### WHAT THE EXERCISE ASKS
Write out only the span of lines that begins at the line with "Clone this chart in matplotlib." and ends at the line with "from matplotlib.transforms import". Keep both end lines, word for word.

Rows from a dataset of charts and code
• • • • • • •

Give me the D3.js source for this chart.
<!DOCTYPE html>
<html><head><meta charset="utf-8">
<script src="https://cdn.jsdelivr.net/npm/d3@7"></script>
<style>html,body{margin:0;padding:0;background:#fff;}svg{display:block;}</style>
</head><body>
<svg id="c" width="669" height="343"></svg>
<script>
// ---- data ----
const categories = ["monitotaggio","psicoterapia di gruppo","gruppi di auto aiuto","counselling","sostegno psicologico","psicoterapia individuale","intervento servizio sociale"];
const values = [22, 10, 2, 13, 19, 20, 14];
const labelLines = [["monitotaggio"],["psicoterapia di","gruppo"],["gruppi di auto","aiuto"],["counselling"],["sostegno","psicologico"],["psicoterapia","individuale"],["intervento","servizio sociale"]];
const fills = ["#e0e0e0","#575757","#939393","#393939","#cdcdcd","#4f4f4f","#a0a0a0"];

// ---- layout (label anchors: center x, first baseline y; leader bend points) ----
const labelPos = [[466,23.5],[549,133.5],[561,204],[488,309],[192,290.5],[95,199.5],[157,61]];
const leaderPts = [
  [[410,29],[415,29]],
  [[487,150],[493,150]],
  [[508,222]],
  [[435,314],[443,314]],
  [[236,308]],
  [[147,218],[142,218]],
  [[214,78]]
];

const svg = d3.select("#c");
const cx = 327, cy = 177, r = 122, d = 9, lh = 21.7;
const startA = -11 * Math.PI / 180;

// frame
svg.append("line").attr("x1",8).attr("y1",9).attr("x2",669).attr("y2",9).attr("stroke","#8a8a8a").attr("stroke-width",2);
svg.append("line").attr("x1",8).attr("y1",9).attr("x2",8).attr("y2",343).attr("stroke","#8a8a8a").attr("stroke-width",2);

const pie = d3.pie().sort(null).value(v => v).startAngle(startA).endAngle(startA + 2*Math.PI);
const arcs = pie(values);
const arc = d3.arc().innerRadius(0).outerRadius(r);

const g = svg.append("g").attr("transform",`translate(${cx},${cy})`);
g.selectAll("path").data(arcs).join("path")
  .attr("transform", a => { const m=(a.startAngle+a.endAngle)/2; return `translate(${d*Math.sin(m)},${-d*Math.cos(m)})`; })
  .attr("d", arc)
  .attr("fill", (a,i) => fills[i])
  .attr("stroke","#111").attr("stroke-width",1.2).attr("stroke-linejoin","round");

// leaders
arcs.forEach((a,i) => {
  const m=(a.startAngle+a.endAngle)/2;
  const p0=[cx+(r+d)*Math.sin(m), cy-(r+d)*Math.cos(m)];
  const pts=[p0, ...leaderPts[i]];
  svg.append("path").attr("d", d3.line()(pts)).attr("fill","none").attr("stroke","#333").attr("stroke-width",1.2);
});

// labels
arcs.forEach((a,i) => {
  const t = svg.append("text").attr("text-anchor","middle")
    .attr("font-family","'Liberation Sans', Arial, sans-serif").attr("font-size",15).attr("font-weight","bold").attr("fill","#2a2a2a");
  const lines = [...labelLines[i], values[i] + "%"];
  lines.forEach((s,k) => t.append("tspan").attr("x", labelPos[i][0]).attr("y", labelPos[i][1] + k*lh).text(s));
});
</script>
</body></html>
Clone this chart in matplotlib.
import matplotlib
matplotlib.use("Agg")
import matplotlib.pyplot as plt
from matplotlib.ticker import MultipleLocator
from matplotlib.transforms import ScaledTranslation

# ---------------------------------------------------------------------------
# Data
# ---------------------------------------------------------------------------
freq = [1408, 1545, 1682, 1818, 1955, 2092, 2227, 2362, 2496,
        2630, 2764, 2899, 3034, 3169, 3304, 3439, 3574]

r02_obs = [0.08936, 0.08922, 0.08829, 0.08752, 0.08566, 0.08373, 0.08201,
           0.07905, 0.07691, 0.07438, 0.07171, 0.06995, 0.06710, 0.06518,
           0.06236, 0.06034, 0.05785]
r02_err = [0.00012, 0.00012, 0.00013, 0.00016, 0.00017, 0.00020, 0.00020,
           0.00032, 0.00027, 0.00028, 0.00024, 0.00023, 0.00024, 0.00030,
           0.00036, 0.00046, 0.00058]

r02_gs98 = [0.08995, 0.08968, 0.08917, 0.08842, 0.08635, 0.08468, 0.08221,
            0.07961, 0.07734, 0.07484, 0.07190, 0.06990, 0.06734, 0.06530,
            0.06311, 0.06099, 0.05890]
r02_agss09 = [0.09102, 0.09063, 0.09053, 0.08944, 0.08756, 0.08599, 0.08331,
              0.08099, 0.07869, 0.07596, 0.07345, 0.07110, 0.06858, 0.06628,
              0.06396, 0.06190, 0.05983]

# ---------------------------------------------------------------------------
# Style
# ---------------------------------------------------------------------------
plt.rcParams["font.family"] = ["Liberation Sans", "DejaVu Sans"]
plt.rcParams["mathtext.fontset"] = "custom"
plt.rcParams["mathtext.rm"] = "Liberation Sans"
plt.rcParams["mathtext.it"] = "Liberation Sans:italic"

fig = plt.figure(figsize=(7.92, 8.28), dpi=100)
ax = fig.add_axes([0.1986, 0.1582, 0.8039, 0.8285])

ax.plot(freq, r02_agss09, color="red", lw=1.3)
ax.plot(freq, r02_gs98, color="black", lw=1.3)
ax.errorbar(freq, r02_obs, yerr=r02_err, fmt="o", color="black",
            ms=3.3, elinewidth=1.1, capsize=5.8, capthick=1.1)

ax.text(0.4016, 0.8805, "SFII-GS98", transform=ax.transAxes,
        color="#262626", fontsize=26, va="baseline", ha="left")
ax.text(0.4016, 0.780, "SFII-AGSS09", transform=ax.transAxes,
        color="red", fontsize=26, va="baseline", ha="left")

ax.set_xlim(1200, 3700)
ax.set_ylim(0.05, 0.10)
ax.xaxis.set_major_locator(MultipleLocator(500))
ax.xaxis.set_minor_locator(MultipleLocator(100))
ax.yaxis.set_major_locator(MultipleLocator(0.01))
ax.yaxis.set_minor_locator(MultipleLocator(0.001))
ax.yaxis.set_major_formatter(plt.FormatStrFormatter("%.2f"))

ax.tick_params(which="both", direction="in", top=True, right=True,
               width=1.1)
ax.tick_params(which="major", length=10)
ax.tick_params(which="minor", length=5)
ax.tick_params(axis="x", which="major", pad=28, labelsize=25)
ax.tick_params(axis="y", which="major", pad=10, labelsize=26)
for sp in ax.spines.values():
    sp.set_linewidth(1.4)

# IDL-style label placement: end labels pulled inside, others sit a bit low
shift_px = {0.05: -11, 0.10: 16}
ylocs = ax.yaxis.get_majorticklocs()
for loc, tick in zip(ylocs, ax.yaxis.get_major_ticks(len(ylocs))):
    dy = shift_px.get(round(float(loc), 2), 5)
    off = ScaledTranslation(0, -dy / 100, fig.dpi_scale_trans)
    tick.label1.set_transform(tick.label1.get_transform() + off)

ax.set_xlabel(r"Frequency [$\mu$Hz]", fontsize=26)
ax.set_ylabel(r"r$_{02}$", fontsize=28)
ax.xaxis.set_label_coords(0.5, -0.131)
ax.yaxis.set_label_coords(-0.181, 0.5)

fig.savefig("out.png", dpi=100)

• • • • • • •

### TASK OUTPUT
Clone this chart in matplotlib.
import matplotlib
matplotlib.use("Agg")
import matplotlib.pyplot as plt
from matplotlib.ticker import MultipleLocator
from matplotlib.transforms import ScaledTranslation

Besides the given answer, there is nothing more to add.